Monuments to the Ten Commandments davidk in hollywood

High Court nixes Ten Commandments case (AP):
The court did not comment in refusing to hear an appeal from Indiana Gov. Frank O'Bannon, who wanted to erect a 7-foot stone monument on the statehouse grounds in Indianapolis. O'Bannon said the Ten Commandments represent tenets of American law as much as religious teachings.

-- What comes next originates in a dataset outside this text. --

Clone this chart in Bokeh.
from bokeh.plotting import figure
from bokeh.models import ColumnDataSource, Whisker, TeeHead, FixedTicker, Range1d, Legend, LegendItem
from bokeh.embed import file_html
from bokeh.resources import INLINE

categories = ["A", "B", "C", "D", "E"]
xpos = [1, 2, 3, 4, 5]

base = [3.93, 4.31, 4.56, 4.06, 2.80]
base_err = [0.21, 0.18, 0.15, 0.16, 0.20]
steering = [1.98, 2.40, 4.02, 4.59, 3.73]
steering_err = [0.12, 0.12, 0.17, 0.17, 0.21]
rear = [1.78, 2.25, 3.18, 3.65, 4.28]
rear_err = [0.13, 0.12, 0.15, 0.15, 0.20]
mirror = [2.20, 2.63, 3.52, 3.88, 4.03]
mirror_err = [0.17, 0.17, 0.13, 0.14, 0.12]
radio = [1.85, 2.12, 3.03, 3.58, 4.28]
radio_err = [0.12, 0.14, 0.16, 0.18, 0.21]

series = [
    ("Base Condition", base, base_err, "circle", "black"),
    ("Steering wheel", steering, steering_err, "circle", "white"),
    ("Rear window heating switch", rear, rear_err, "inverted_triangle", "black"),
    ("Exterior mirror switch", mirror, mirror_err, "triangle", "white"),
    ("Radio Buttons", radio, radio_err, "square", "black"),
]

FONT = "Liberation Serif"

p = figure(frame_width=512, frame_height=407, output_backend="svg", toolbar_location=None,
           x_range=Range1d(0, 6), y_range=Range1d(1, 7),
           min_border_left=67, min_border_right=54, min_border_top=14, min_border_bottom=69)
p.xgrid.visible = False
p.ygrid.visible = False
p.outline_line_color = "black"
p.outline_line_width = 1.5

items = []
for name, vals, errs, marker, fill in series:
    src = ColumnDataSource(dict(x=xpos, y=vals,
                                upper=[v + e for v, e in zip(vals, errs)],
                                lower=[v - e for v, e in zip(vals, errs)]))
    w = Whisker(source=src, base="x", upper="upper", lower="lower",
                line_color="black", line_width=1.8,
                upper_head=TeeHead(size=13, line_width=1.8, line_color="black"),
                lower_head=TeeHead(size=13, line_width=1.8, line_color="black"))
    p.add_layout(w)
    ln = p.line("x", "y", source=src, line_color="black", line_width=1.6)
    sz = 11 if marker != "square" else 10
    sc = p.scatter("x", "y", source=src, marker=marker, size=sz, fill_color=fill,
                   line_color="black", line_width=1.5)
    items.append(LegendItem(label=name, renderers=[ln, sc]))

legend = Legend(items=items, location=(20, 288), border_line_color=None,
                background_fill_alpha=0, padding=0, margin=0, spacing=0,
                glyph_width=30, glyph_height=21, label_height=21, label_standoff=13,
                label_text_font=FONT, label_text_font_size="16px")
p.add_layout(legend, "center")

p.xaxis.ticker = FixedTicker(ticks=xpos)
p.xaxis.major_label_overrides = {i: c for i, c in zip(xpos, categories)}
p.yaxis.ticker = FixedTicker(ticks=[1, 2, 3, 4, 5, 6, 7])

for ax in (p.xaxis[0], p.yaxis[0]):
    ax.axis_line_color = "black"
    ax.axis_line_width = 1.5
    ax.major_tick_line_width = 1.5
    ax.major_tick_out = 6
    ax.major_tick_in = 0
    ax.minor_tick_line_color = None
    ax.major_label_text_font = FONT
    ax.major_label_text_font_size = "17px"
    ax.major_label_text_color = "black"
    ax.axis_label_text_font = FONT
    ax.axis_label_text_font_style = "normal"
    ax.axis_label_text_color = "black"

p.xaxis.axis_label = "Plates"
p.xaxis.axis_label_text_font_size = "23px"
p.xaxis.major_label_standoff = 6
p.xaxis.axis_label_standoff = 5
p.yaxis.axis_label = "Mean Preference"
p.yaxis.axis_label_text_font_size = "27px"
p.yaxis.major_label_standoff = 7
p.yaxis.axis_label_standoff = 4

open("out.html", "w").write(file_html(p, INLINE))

This comes up every once in a while, and this argument sounds just as absurd every time. While it is true that at least some of the Ten Commandments represent tenets of American law, at least half of them do not. Four of them are explicitly religious in nature, being requirements established by YHWH of his followers:
  1. You shall have no other gods besides YHWH,
  2. You shall not make idols,
  3. You shall not take the name of God in vain, and
  4. Remember the Sabbath
None of these have any bearing in American law. That much is fairly well supported through years of legal tradition and interpretation of the first amendment to the Constitution: "Congress shall make no law respecting an establishment of religion." The framers were unequivocal in their intention that the state and religion remain strictly separated. President Thomas Jefferson stated the position eloquently in his 1801 response to a letter of concern from the Danbury Baptists Association (Connecticut):
Believing with you that religion is a matter which lies solely between man and his God; that he owes account to none other for his faith or his worship; that the legislative powers of the government reach actions only, and not opinions, I contemplate with sovereign reverence that act of the whole American people which declared that their legislature should "make no law respecting an establishment of religion, or prohibiting the free exercise thereof," thus building a wall of separation between church and State.

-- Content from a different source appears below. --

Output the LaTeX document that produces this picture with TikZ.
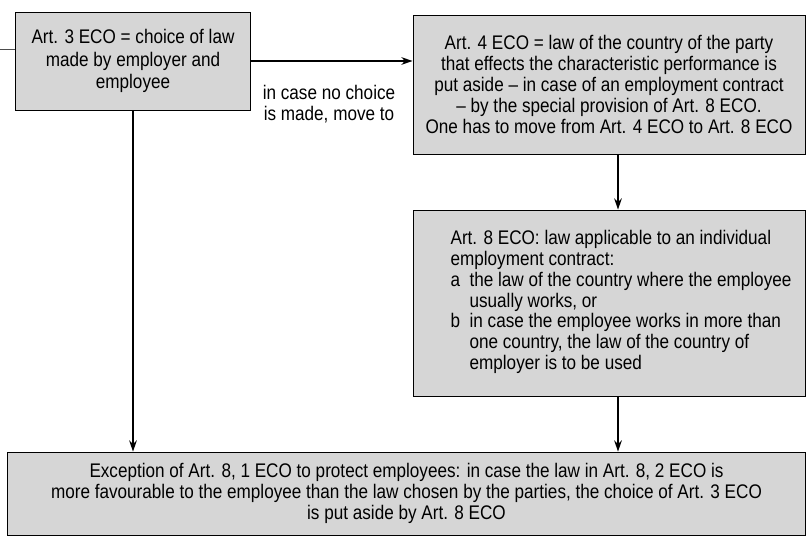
\documentclass[tikz,border=0pt]{standalone}
\usepackage{fontspec}
\setmainfont{Liberation Sans}[FakeStretch=0.87]
\usetikzlibrary{arrows.meta, positioning}

\begin{document}
\begin{tikzpicture}[x=0.025cm, y=-0.025cm,
    box/.style={draw, line width=0.6pt, fill=black!16, align=center, inner sep=0pt,
        font=\fontsize{14}{14.8}\selectfont},
    link/.style={line width=1.1pt, -{Stealth[length=8pt, width=5.5pt]}}]
    \useasboundingbox (0,0) rectangle (807,543);

    % Define the points
    \coordinate (in) at (0,49);
    \coordinate (mid) at (618,0);

    % Place the boxes
    \node[box, minimum width=5.875cm, minimum height=2.45cm] (A) at (133,61)
        {Art. 3 ECO = choice of law\\[1pt]made by employer and\\[1pt]employee};
    \node[box, minimum width=9.8cm, minimum height=3.475cm] (B) at (609,84.5)
        {Art. 4 ECO = law of the country of the party\\
         that effects the characteristic performance is\\
         put aside – in case of an employment contract\\
         – by the special provision of Art. 8 ECO.\\
         One has to move from Art. 4 ECO to Art. 8 ECO};
    \node[box, minimum width=9.8cm, minimum height=4.65cm] (C) at (609,303)
        {\begin{tabular}{@{\hspace{0.6cm}}l@{}}
         Art. 8 ECO: law applicable to an individual\\
         employment contract:\\
         \makebox[0.475cm][l]{a}the law of the country where the employee\\
         \hspace*{0.475cm}usually works, or\\
         \makebox[0.475cm][l]{b}in case the employee works in more than\\
         \hspace*{0.475cm}one country, the law of the country of\\
         \hspace*{0.475cm}employer is to be used
         \end{tabular}};
    \node[box, minimum width=19.925cm, minimum height=2.075cm] (D) at (406.5,493.5)
        {Exception of Art. 8, 1 ECO to protect employees: in case the law in Art. 8, 2 ECO is\\
         more favourable to the employee than the law chosen by the parties, the choice of Art. 3 ECO\\
         is put aside by Art. 8 ECO};
    \node[font=\fontsize{14}{14.8}\selectfont, align=center, inner sep=0pt] (note) at (329,104)
        {in case no choice\\is made, move to};

    % Draw the connections
    \draw[black!70, line width=0.6pt] (in) -- (in -| A.west);
    \draw[link] (A.east) -- (A.east -| B.west);
    \draw[link] (A.south) -- (A.south |- D.north);
    \draw[link] (B.south -| mid) -- (C.north -| mid);
    \draw[link] (C.south -| mid) -- (D.north -| mid);

\end{tikzpicture}
\end{document}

Three of the commandments are probably good ideas, but have little relevance in a modern legal context:
  1. Honor your father and your mother,
  2. You shall not commit adultery, and
  3. You shall not covet your neighbor's posessions
A philosophy contrary to #10 seems integral to the machinery of capitalism which, I am sure, few of those advocating state-sponsored monumentification of the commandments would be willing to denounce. Number 9 ("You shall not bear false witness against your neighbor") has legal weight in certain cases, but not others. It's illegal to perjure oneself, and slander and libel are actionable, but American law says nothing about day-to-day discourse and the truthfulness thereof. Finally, there are:
  1. You shall not kill (commonly, conveniently interpreted as "Thou shalt not murder"), and
  2. You shall not steal
These are unquestionably part of the American legal system, but is their derivation from the Ten Commandments so direct? The ideas are not unique to Judaism or Christianity, and find themselves in nearly every culture's laws and rules. While it is true that the United States was founded by English Christians and that their religious customs influenced their perception of church, state, and society, there are several centuries of philosophy, law, and government in between Moses and Thomas Jefferson. The framers were far more influenced, at least in terms of their construction of the United States, by Enlightenment thinkers than they were by Biblical figures. If the proponents wish to assert that the precepts condemning murder and theft are derived exclusively or even primarily from the Bible, they must somehow account for their presence in the legal traditions of governments and cultures for whom the Bible is not any more fundamental than the Koran, Bhagavad Gita, et al. are to our own. If Ten Commandments pushers were as interested in the cultural history of our legal and political system as they insist they are, we'd see them advocating the writings of Locke, Montesquieu, Rousseau, Hume, Kant, and Jefferson. Moses isn't even on the "long list" of those who truly influenced our legal tradition and system of government. As a cultural reference point, the Ten Commandments are important, but they don't belong on the statehouse grounds of any state that is part of the United States, a country that is at least nominally committed to secular government, and equal treatment of citizens regardless of their religious persuasion. It is unfortunate that the Supreme Court decided to avoid the case, because there is still much confusion over this point. Well-meaning religiously blinded folks have been pushing this issue for years. We get the point: you love your God and you want everyone else to love him too. That's fine and dandy, but we live in a country where such insistence is limited to the citizens and restricted from the powers of government. Deal with it.